You will see this sign on elevators and escalators, computers and automobiles. There is even a suggested routine for maintenance of the human body.
What you won’t find is a sign we can put on our office doors or the front doors of our homes that reads, “Sorry. Mike is shut down for routine maintenance.”
For some reason, we understand that everything needs a time to be cleaned out, internal parts checked for wear and replaced if necessary, and the fluid levels checked. All of us know what happens when we let the oil level in our cars run too low.
And whether we recognize it or not, we know what happens when our own lives go too long without routine maintenance — fatigue, anger, depression, aggravation, and all kinds of physical issues such as headaches, trouble sleeping, high blood pressure. . . and the list goes on and on.
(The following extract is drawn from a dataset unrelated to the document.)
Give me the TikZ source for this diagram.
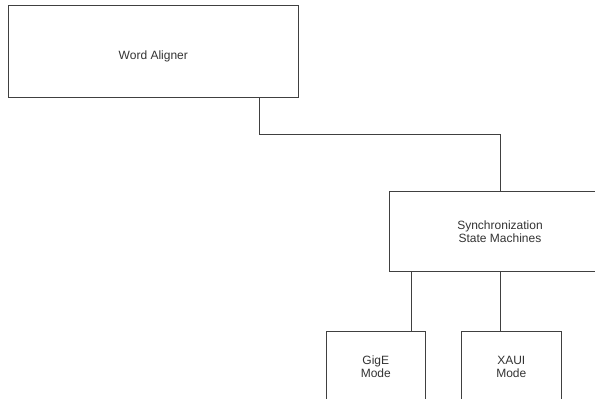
\documentclass[tikz,border=0pt]{standalone}
\usepackage{fontspec}
\setmainfont{Liberation Sans}
\usepackage{tikz}
\usetikzlibrary{positioning}

\begin{document}
\begin{tikzpicture}
          [x=1pt,y=-1pt,
            every node/.style={rectangle,draw=black!75,line width=0.9pt,inner sep=0pt,align=center,
              text=black!80,font=\fontsize{12}{13.4}\selectfont},
            link/.style={draw=black!75,line width=0.9pt},
          ]

          \useasboundingbox (0,0) rectangle (595,399);
          \clip (0,0) rectangle (595,399);

          \node (aligner) [minimum width=290pt,minimum height=91.6pt,text height=17pt,text depth=2pt] at (153.3,51.5) {Word Aligner};
          \node (sync) [minimum width=222pt,minimum height=80pt] at (500,231.7) {Synchronization\\State Machines};
          \node (gige) [minimum width=99.7pt,minimum height=70pt] at (375.8,366.7) {GigE\\Mode};
          \node (xaui) [minimum width=99.3pt,minimum height=70pt] at (511.3,366.7) {XAUI\\Mode};

          \draw[link] ([xshift=106.4pt]aligner.south) -- ++(0,36.9) -| (sync.north);
          \draw[link] ([xshift=-88.3pt]sync.south) -- ([xshift=-88.3pt]sync.south |- gige.north);
          \draw[link] (sync.south) -- (sync.south |- xaui.north);
        \end{tikzpicture}
\end{document}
We’ve put such a premium on hearing everyone else’s voice —email, texting, podcasts and even talking on the phone (as antiquated as that sounds) means our world is constantly talking to us. So much so, we’re to the point where we can’t hear our own voices.
Sabbaths are designed to unplug, disconnect, get quiet and listen. . .as we need to hear the voices of pain, hurt, joy and hope that accumulate in our lives during the week. We need time to make sure we’re paying attention to those things that are important in our lives.
If we don’t, we end up just reacting to the noise around us. Without intentionally shutting down on the Sabbath, we end up getting clogged up, wearing out and eventually breaking down. Everything needs routine maintenance, even our own souls.
So, find a time this week and begin to practice Sabbath. Start with at least 10 minutes a day, work up from there and then, on Sunday (or Saturday if that’s your day), turn everything off. Make time for relationships, for conversations, and for rest.
If it helps, get yourself a sign that reads, “Sorry. Shut down for routine maintenance.”